Green light for ‘al fresco pavements’ despite resident objectors

Tribunal ‘sympathised’ with objectors, but said a balance has to be reached between business and pedestrians

The Gzira seafront has now had its pavement claimed by catering businesses seeking al fresco dining space.
The Gzira seafront has now had its pavement claimed by catering businesses seeking al fresco dining space.

More tables and chairs will be placed on the Gzira strand, after the Malta Environment and Planning Authority’s environment and planning review tribunal approved an extension of the pavement in front of the former Portside restaurant.

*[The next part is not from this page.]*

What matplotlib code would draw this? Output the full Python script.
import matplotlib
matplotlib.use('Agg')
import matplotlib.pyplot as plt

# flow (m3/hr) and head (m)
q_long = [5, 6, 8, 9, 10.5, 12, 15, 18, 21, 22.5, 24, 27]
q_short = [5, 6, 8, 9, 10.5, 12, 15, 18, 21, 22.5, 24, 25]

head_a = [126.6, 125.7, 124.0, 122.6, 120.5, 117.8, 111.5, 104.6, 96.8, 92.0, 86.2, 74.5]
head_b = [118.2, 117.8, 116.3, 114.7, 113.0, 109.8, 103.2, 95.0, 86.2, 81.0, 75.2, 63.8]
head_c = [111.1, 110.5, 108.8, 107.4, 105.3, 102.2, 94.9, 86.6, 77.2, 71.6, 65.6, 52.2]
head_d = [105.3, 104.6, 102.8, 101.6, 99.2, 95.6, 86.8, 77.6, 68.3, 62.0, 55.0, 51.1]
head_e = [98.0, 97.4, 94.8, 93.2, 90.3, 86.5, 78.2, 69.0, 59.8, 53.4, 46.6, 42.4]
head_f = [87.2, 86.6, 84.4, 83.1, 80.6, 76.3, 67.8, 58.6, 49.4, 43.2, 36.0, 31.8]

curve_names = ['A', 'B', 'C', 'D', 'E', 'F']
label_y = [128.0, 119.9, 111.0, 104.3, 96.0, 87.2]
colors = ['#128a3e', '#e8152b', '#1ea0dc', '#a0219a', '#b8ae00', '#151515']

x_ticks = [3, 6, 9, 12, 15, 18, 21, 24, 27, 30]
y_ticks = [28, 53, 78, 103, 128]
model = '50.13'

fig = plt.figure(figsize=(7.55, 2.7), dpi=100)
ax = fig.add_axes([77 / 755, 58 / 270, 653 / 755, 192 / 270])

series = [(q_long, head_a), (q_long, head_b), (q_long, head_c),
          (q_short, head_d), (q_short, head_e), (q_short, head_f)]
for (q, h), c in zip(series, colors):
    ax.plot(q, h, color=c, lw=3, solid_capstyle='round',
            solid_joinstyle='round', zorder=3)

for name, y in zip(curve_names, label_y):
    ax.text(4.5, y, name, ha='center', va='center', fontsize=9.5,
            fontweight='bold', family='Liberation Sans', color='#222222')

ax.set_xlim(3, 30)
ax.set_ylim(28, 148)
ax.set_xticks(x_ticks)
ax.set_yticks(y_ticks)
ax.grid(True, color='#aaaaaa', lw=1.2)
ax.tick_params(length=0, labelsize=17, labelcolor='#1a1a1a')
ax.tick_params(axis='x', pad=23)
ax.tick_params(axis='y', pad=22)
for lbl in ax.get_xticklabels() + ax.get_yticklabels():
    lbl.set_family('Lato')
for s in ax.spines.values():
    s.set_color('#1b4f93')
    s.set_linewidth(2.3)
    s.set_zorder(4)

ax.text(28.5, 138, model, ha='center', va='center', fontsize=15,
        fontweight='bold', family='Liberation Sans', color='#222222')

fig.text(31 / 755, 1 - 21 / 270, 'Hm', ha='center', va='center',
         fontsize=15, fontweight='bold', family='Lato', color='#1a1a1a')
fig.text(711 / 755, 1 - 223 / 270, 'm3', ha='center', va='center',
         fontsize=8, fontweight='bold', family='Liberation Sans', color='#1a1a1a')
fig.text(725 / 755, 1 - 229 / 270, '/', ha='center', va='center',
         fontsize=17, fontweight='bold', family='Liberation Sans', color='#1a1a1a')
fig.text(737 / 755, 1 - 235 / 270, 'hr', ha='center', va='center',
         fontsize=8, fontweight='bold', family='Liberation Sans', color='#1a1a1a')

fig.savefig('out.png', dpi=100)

The tribunal said in its decision that as things stood, the strand’s pavement was one “more akin to a food court arcade” instead of an area ideal for al fresco dining, concluding that a compromise had to be reached between commercial needs and the rights of pedestrians and residents.

In February 2014, MEPA rejected the application because two parking spaces would be lost from the pavement extension, “exacerbating potential highway danger and vehicular and pedestrian conflict”.

It also said the proposed pedestrian passage was not located between the area reserved for tables and chairs and the edge of the pavement, but between the premises and the al fresco area, leading to “a conflict between pedestrians and customers”.

But applicant Michael Stivala insisted that the application be treated the same way as the one which envisaged a similar pavement extension in front of the Black Gold restaurant, approved by MEPA in 2013 after a clearance was issued by Transport Malta.

So the review tribunal concluded that although parking spaces would be lost, this would not constitute any danger to pedestrians, and that cars would have to be parked parallel instead of perpendicularly to the pavement.

It also said that the condition for pedestrian passages to be located between the al fresco area and the pavement’s edge, only applied to the fast-track DNOs (development notification order) and not to full permits like the one in question.

The tribunal said it sympathised with residents objecting to the development, acknowledging that similar development along the strand was having a negative impact on the amenity of the area.

“The roofing of table and chair areas does not result in a positive appearance and this is resulting in a ‘food court arcade’ along the whole pedestrian passage of the strand, which has a negative impact on the public space and the amenity which are the main factors why this area is attractive for al fresco dining,” the tribunal noted.

The tribunal issued the permit on condition that no permanent structures or tents are erected on the tables and chairs area.

But the owners are allowed to set up umbrellas and lightweight tents, and must delineate the al fresco area with planters not higher than 1.5 metres.

“If these conditions are adhered to a compromise may be reached between the concern of residents and the demand for tables and chairs,” the review tribunal decided.